I see what you're getting at, but no. I can see a comment like, "if you were taller, or more muscular, or more imposing, you'd be a dead ringer for Clark Kent," but I can't see the Utopians either not noticing or saying that his resemblance to Clark Kent was subtle. They have photos. They have film footage, videotape--by God, if they've got a copy of Clark's childhood bed, then they have all the footage from the time, from every era of his life, including when he first started at the Planet--and that's footage of Clark, not just Superman. Sorry, but there's no way anyone could look at that face and say it isn't CK.

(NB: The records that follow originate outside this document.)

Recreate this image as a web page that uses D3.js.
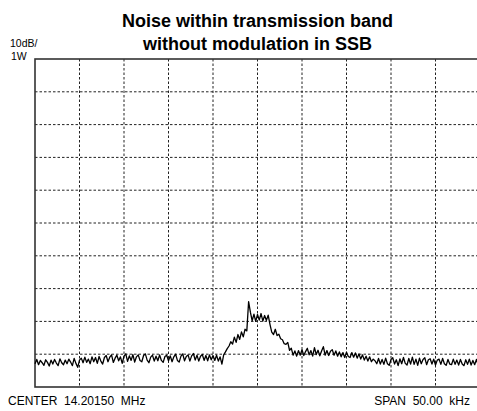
<!DOCTYPE html>
<html><head><meta charset="utf-8">
<script src="https://cdn.jsdelivr.net/npm/d3@7"></script>
<style>
html,body{margin:0;padding:0;background:#fff;}
svg{display:block;font-family:"Liberation Sans",Arial,Helvetica,sans-serif;}
</style></head>
<body>
<svg id="chart" width="477" height="411"></svg>
<script>
// Frequency span (kHz offset from center) and level range (dB rel. 1W)
const freqDomain = [-25, 25];
const levelDomain = [-100, 0];
const freqStep = 0.2;
const titleLines = ["Noise within transmission band", "without modulation in SSB"];
const scaleLabels = ["10dB/", "1W"];
const centerLabel = "CENTER  14.20150  MHz";
const spanLabel = "SPAN  50.00  kHz";
const gridX = [-20, -15, -10, -5, 0, 5, 10, 15, 20];
const gridY = [-10, -20, -30, -40, -50, -60, -70, -80, -90];

// Trace levels (dB), one per 0.2 kHz from -25 to +25 kHz
const traceLevels = [
-92.9,-91.6,-93.2,-91.9,-92.6,-93.4,-91.7,-92.5,-93.6,-91.8,
-93.0,-91.6,-92.7,-93.5,-91.4,-92.6,-93.2,-91.8,-92.9,-91.5,
-92.4,-93.5,-91.3,-92.8,-94.0,-91.8,-91.2,-92.6,-90.9,-92.5,
-91.5,-92.9,-90.8,-92.3,-91.0,-92.8,-90.7,-92.1,-93.0,-91.0,
-90.4,-92.3,-90.9,-90.2,-92.5,-91.2,-90.3,-92.0,-90.8,-92.8,
-90.6,-89.9,-92.2,-90.5,-91.9,-90.1,-92.4,-90.8,-90.2,-91.9,
-92.3,-90.4,-89.9,-91.8,-92.6,-90.9,-90.3,-92.1,-90.6,-92.0,
-90.2,-91.9,-92.5,-90.7,-90.3,-92.0,-90.5,-92.3,-90.8,-90.0,
-91.9,-92.4,-90.6,-89.9,-92.0,-90.7,-90.2,-92.1,-90.5,-89.8,
-91.8,-90.3,-92.1,-90.6,-90.1,-91.9,-90.4,-92.0,-90.2,-91.7,
-90.4,-91.9,-90.3,-92.1,-90.8,-93.0,-90.2,-89.3,-88.3,-87.5,
-86.2,-86.9,-84.8,-86.4,-84.0,-85.5,-83.2,-84.7,-82.4,-82.9,
-74.0,-77.2,-79.8,-77.8,-80.0,-77.9,-79.6,-77.6,-79.9,-78.2,
-79.7,-78.1,-80.9,-83.3,-84.0,-82.4,-84.3,-83.9,-85.3,-85.6,
-86.8,-87.0,-86.4,-88.8,-88.2,-90.3,-89.0,
-90.6,-88.9,-90.3,-88.6,-90.4,-89.2,-88.2,-90.2,-88.9,-90.6,
-88.0,-90.1,-88.8,-90.5,-89.0,-87.7,-90.3,-88.9,-90.4,-89.1,
-88.6,-90.3,-89.0,-90.6,-89.3,-90.8,-89.5,-91.0,-89.4,-90.7,
-91.0,-89.5,-90.9,-89.6,-91.2,-89.9,-91.5,-90.2,-91.8,-90.6,
-92.1,-90.8,-92.3,-91.5,-92.0,-92.9,-91.3,-93.0,-91.6,-93.1,
-91.2,-92.9,-93.4,-91.6,-91.1,-93.0,-91.7,-93.5,-91.4,-92.9,
-91.0,-92.8,-93.3,-91.3,-93.0,-90.9,-93.1,-91.5,-93.4,-91.2,
-92.9,-91.6,-91.1,-93.2,-91.7,-91.4,-93.0,-91.5,-93.3,-91.8,
-91.5,-93.1,-91.3,-92.9,-93.4,-91.6,-93.0,-93.2,-91.5,-93.1,
-91.8,-93.3,-91.6,-93.0,-93.5,-91.7,-93.1,-91.5,-93.3,-91.9,
-93.2,-91.6,-93.4,-92.0
];

const svg = d3.select("#chart");
const x = d3.scaleLinear().domain(freqDomain).range([35, 480]);
const y = d3.scaleLinear().domain(levelDomain).range([387, 59]);

// Title
svg.selectAll("text.title").data(titleLines).join("text")
  .attr("class", "title")
  .attr("x", 257.5).attr("y", (d, i) => 27 + i * 23)
  .attr("text-anchor", "middle")
  .attr("font-size", 18).attr("font-weight", "bold").attr("fill", "#000")
  .text(d => d);

// Scale labels
svg.append("text").attr("x", 10).attr("y", 47).attr("font-size", 10.5).text(scaleLabels[0]);
svg.append("text").attr("x", 11).attr("y", 60).attr("font-size", 10.5).text(scaleLabels[1]);

// Grid
const g = svg.append("g");
g.selectAll("line.gx").data(gridX).join("line")
  .attr("x1", d => x(d)).attr("x2", d => x(d))
  .attr("y1", y(0)).attr("y2", y(-100))
  .attr("stroke", "#222").attr("stroke-width", 1).attr("stroke-dasharray", "2.5,2");
g.selectAll("line.gy").data(gridY).join("line")
  .attr("y1", d => y(d)).attr("y2", d => y(d))
  .attr("x1", x(-25)).attr("x2", x(25))
  .attr("stroke", "#222").attr("stroke-width", 1).attr("stroke-dasharray", "2.5,2");

// Frame
svg.append("rect")
  .attr("x", x(-25)).attr("y", y(0))
  .attr("width", x(25) - x(-25)).attr("height", y(-100) - y(0))
  .attr("fill", "none").attr("stroke", "#333").attr("stroke-width", 1.6);

// Trace
const line = d3.line()
  .x((d, i) => x(freqDomain[0] + i * freqStep))
  .y(d => y(d));
svg.append("path").datum(traceLevels)
  .attr("d", line).attr("fill", "none")
  .attr("stroke", "#000").attr("stroke-width", 1.3).attr("stroke-linejoin", "round");

// Bottom labels
svg.append("text").attr("x", 8).attr("y", 405).attr("font-size", 12)
  .style("white-space", "pre").text(centerLabel);
svg.append("text").attr("x", 470).attr("y", 405).attr("font-size", 12)
  .attr("text-anchor", "end").style("white-space", "pre").text(spanLabel);
</script>
</body></html>
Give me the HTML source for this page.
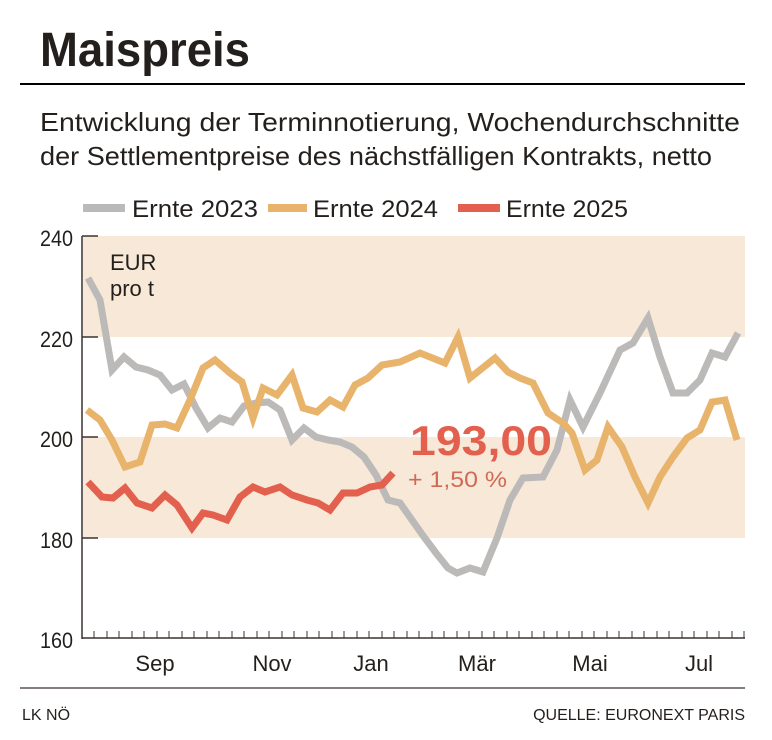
<!DOCTYPE html>
<html><head><meta charset="utf-8"><style>
html,body{margin:0;padding:0;background:#fff}
svg{display:block}
text{font-family:"Liberation Sans Narrow","Liberation Sans",sans-serif;fill:#231f1c}
</style></head><body>
<svg width="772" height="740" viewBox="0 0 772 740">
<text x="40" y="66" font-size="48" font-weight="bold" textLength="210" lengthAdjust="spacingAndGlyphs">Maispreis</text>
<line x1="20" y1="84" x2="745" y2="84" stroke="#000" stroke-width="2"/>
<text x="40" y="131" font-size="26" textLength="700" lengthAdjust="spacingAndGlyphs">Entwicklung der Terminnotierung, Wochendurchschnitte</text>
<text x="40" y="165" font-size="26" textLength="672" lengthAdjust="spacingAndGlyphs">der Settlementpreise des nächstfälligen Kontrakts, netto</text>
<rect x="83" y="204" width="42" height="8" fill="#bcbab8"/>
<text x="132" y="217" font-size="24" textLength="126" lengthAdjust="spacingAndGlyphs">Ernte 2023</text>
<rect x="268" y="204" width="39" height="8" fill="#e8b36a"/>
<text x="313" y="217" font-size="24" textLength="125" lengthAdjust="spacingAndGlyphs">Ernte 2024</text>
<rect x="458" y="204" width="42" height="8" fill="#e2604d"/>
<text x="506" y="217" font-size="24" textLength="122" lengthAdjust="spacingAndGlyphs">Ernte 2025</text>
<rect x="83" y="236" width="662" height="101" fill="#f7e8d8"/>
<rect x="83" y="437" width="662" height="101" fill="#f7e8d8"/>
<line x1="82" y1="236" x2="82" y2="639" stroke="#3a3330" stroke-width="1.5"/>
<line x1="82" y1="638" x2="745" y2="638" stroke="#3a3330" stroke-width="1.5"/>
<g stroke="#3a3330" stroke-width="1.5">
<line x1="82" y1="236" x2="98" y2="236"/><line x1="82" y1="337" x2="98" y2="337"/><line x1="82" y1="437" x2="98" y2="437"/><line x1="82" y1="538" x2="98" y2="538"/>
</g>
<g stroke="#3a3330" stroke-width="1">
<path d="M94 638v-7M107 638v-7M119 638v-7M132 638v-7M144 638v-7M157 638v-7M169 638v-7M182 638v-7M194 638v-7M207 638v-7M219 638v-7M232 638v-7M244 638v-7M257 638v-7M269 638v-7M282 638v-7M294 638v-7M307 638v-7M319 638v-7M332 638v-7M344 638v-7M357 638v-7M369 638v-7M382 638v-7M394 638v-7M407 638v-7M419 638v-7M432 638v-7M444 638v-7M457 638v-7M469 638v-7M482 638v-7M494 638v-7M507 638v-7M519 638v-7M532 638v-7M544 638v-7M557 638v-7M569 638v-7M582 638v-7M594 638v-7M607 638v-7M619 638v-7M632 638v-7M644 638v-7M657 638v-7M669 638v-7M682 638v-7M694 638v-7M707 638v-7M719 638v-7M732 638v-7M744 638v-7"/>
</g>
<g font-size="22">
<text x="40" y="246" textLength="33" lengthAdjust="spacingAndGlyphs">240</text>
<text x="40" y="347" textLength="33" lengthAdjust="spacingAndGlyphs">220</text>
<text x="40" y="447" textLength="33" lengthAdjust="spacingAndGlyphs">200</text>
<text x="40" y="548" textLength="33" lengthAdjust="spacingAndGlyphs">180</text>
<text x="40" y="648" textLength="33" lengthAdjust="spacingAndGlyphs">160</text>
<text x="110" y="270">EUR</text>
<text x="110" y="296">pro t</text>
<text x="155" y="671" text-anchor="middle">Sep</text>
<text x="272" y="671" text-anchor="middle">Nov</text>
<text x="371" y="671" text-anchor="middle">Jan</text>
<text x="477" y="671" text-anchor="middle">Mär</text>
<text x="590" y="671" text-anchor="middle">Mai</text>
<text x="699" y="671" text-anchor="middle">Jul</text>
</g>
<g fill="none" stroke-width="7" stroke-linejoin="miter" stroke-linecap="butt">
<polyline stroke="#bcbab8" points="88,278 100,300 112,370 124,357 136,367 148,370 160,375 172,390 184,384 196,408 208,428 220,418 232,422 244,406 256,403 268,402 280,410 292,440 304,428 316,437 328,440 340,442 352,447 364,457 376,475 388,500 400,503 412,520 424,537 436,553 448,568 457,573 470,568 483,572 497,538 510,500 523,478 543,477 557,450 570,400 583,427 600,393 620,350 633,343 648,318 660,357 673,393 687,393 700,380 712,353 725,357 738,333"/>
<polyline stroke="#e8b36a" points="87,410 100,420 112,440 125,467 140,462 152,425 165,424 177,428 190,400 203,368 215,360 230,373 242,382 253,418 263,388 277,395 292,375 303,408 317,412 330,400 343,407 355,385 368,378 382,365 400,362 420,353 445,363 458,337 470,378 495,358 508,372 520,378 533,383 548,413 563,423 572,433 585,470 597,460 608,427 622,447 635,477 648,503 660,477 673,457 687,438 700,430 712,402 725,400 737,440"/>
<polyline stroke="#e2604d" points="88,482 102,497 113,498 125,488 137,503 152,508 165,495 177,505 192,528 203,513 213,515 227,520 240,497 253,487 265,492 280,487 292,495 307,500 318,503 330,510 343,493 357,493 370,487 382,485 393,473"/>
</g>
<text x="410" y="455" font-size="42" font-weight="bold" style="fill:#e2604d" textLength="142" lengthAdjust="spacingAndGlyphs">193,00</text>
<text x="408" y="487" font-size="22" style="fill:#d06a55" textLength="99" lengthAdjust="spacingAndGlyphs">+ 1,50 %</text>
<line x1="20" y1="688" x2="745" y2="688" stroke="#3a3330" stroke-width="1.2"/>
<text x="22" y="720" font-size="16">LK NÖ</text>
<text x="745" y="720" font-size="16" text-anchor="end">QUELLE: EURONEXT PARIS</text>
</svg>
</body></html>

Just a bit of personal experience here: the first time I visited a set at Warner Brothers', I was getting a tour of the makeup trailer, and a guy walked in. It happened to be the same actor who played the bad guy's henchman in SLV during S4, except this was during his days on The Flash. When he walked in the door, I opened my mouth to greet him--because I recognized him so instantly that I thought he was someone I personally knew. It was only when I didn't have a name to call him that I realized I had been completely misled by the fact that I saw his face in my house on TV each week. And he was only a supporting character, a face on the screen.

So maybe the "people-not-recognizing-Clark" problem is mine, not anything to do with your story.

CC, I don't want to end this with your thinking that I didn't like this section. I liked much of it a great deal. I'm just a writing teacher and a would-be professional writer who can't help making suggestions to improve even very good work.